Your task is to repeat the lines below exactly, excluding any pictures they contain.

▸ **Information supplied**
---
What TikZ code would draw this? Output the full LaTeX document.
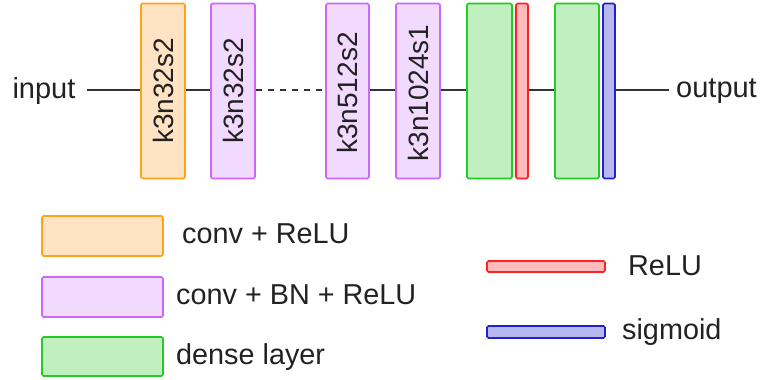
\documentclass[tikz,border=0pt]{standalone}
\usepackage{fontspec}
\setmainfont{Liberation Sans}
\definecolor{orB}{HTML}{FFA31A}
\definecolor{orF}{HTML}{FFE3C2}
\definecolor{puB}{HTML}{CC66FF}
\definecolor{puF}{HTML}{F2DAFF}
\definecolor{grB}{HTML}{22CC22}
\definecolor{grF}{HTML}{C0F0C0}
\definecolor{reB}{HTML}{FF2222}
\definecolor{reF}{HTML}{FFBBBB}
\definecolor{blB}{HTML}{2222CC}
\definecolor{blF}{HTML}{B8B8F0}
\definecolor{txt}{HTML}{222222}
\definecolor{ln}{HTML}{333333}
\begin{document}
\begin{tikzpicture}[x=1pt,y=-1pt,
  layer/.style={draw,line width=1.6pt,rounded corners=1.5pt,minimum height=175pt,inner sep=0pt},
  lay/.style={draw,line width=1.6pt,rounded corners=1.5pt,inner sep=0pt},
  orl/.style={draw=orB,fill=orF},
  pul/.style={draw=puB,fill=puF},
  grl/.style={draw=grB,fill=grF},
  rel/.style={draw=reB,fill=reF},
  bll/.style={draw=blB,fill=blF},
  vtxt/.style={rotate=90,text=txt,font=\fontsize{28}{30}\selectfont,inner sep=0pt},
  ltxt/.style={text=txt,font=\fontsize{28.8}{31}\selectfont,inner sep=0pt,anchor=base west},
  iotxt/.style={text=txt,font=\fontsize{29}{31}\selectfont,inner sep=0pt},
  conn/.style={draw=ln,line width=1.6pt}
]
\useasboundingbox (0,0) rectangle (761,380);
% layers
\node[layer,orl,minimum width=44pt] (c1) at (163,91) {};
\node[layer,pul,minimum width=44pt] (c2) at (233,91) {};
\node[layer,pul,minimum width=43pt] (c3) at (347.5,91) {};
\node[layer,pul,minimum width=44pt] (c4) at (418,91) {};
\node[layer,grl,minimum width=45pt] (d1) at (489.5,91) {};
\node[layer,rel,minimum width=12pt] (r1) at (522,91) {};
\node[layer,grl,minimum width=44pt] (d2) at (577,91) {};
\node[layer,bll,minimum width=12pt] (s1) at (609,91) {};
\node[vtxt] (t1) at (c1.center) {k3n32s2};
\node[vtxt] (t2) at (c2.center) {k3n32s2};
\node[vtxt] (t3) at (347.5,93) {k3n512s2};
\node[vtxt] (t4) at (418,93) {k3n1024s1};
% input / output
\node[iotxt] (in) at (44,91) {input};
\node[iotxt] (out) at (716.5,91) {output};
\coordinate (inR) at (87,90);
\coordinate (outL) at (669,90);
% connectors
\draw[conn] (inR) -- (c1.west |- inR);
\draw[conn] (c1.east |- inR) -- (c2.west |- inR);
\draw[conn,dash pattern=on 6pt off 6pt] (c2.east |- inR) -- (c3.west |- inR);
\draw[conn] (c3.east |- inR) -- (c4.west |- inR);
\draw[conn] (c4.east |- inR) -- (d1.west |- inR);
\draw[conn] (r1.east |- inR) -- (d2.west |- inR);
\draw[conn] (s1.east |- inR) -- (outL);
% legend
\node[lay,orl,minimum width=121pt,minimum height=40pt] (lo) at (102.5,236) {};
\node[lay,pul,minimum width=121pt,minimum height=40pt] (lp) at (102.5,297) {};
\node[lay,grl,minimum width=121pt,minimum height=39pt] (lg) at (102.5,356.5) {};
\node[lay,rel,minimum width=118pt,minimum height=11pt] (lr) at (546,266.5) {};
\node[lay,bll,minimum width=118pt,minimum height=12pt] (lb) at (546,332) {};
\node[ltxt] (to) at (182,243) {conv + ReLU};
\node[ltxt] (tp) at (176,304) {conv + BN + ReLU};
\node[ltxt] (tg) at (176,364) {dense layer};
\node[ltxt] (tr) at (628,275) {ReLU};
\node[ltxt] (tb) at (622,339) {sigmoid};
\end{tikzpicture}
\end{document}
---
▸ **Correct answer**
What TikZ code would draw this? Output the full LaTeX document.
\documentclass[tikz,border=0pt]{standalone}
\usepackage{fontspec}
\setmainfont{Liberation Sans}
\definecolor{orB}{HTML}{FFA31A}
\definecolor{orF}{HTML}{FFE3C2}
\definecolor{puB}{HTML}{CC66FF}
\definecolor{puF}{HTML}{F2DAFF}
\definecolor{grB}{HTML}{22CC22}
\definecolor{grF}{HTML}{C0F0C0}
\definecolor{reB}{HTML}{FF2222}
\definecolor{reF}{HTML}{FFBBBB}
\definecolor{blB}{HTML}{2222CC}
\definecolor{blF}{HTML}{B8B8F0}
\definecolor{txt}{HTML}{222222}
\definecolor{ln}{HTML}{333333}
\begin{document}
\begin{tikzpicture}[x=1pt,y=-1pt,
  layer/.style={draw,line width=1.6pt,rounded corners=1.5pt,minimum height=175pt,inner sep=0pt},
  lay/.style={draw,line width=1.6pt,rounded corners=1.5pt,inner sep=0pt},
  orl/.style={draw=orB,fill=orF},
  pul/.style={draw=puB,fill=puF},
  grl/.style={draw=grB,fill=grF},
  rel/.style={draw=reB,fill=reF},
  bll/.style={draw=blB,fill=blF},
  vtxt/.style={rotate=90,text=txt,font=\fontsize{28}{30}\selectfont,inner sep=0pt},
  ltxt/.style={text=txt,font=\fontsize{28.8}{31}\selectfont,inner sep=0pt,anchor=base west},
  iotxt/.style={text=txt,font=\fontsize{29}{31}\selectfont,inner sep=0pt},
  conn/.style={draw=ln,line width=1.6pt}
]
\useasboundingbox (0,0) rectangle (761,380);
% layers
\node[layer,orl,minimum width=44pt] (c1) at (163,91) {};
\node[layer,pul,minimum width=44pt] (c2) at (233,91) {};
\node[layer,pul,minimum width=43pt] (c3) at (347.5,91) {};
\node[layer,pul,minimum width=44pt] (c4) at (418,91) {};
\node[layer,grl,minimum width=45pt] (d1) at (489.5,91) {};
\node[layer,rel,minimum width=12pt] (r1) at (522,91) {};
\node[layer,grl,minimum width=44pt] (d2) at (577,91) {};
\node[layer,bll,minimum width=12pt] (s1) at (609,91) {};
\node[vtxt] (t1) at (c1.center) {k3n32s2};
\node[vtxt] (t2) at (c2.center) {k3n32s2};
\node[vtxt] (t3) at (347.5,93) {k3n512s2};
\node[vtxt] (t4) at (418,93) {k3n1024s1};
% input / output
\node[iotxt] (in) at (44,91) {input};
\node[iotxt] (out) at (716.5,91) {output};
\coordinate (inR) at (87,90);
\coordinate (outL) at (669,90);
% connectors
\draw[conn] (inR) -- (c1.west |- inR);
\draw[conn] (c1.east |- inR) -- (c2.west |- inR);
\draw[conn,dash pattern=on 6pt off 6pt] (c2.east |- inR) -- (c3.west |- inR);
\draw[conn] (c3.east |- inR) -- (c4.west |- inR);
\draw[conn] (c4.east |- inR) -- (d1.west |- inR);
\draw[conn] (r1.east |- inR) -- (d2.west |- inR);
\draw[conn] (s1.east |- inR) -- (outL);
% legend
\node[lay,orl,minimum width=121pt,minimum height=40pt] (lo) at (102.5,236) {};
\node[lay,pul,minimum width=121pt,minimum height=40pt] (lp) at (102.5,297) {};
\node[lay,grl,minimum width=121pt,minimum height=39pt] (lg) at (102.5,356.5) {};
\node[lay,rel,minimum width=118pt,minimum height=11pt] (lr) at (546,266.5) {};
\node[lay,bll,minimum width=118pt,minimum height=12pt] (lb) at (546,332) {};
\node[ltxt] (to) at (182,243) {conv + ReLU};
\node[ltxt] (tp) at (176,304) {conv + BN + ReLU};
\node[ltxt] (tg) at (176,364) {dense layer};
\node[ltxt] (tr) at (628,275) {ReLU};
\node[ltxt] (tb) at (622,339) {sigmoid};
\end{tikzpicture}
\end{document}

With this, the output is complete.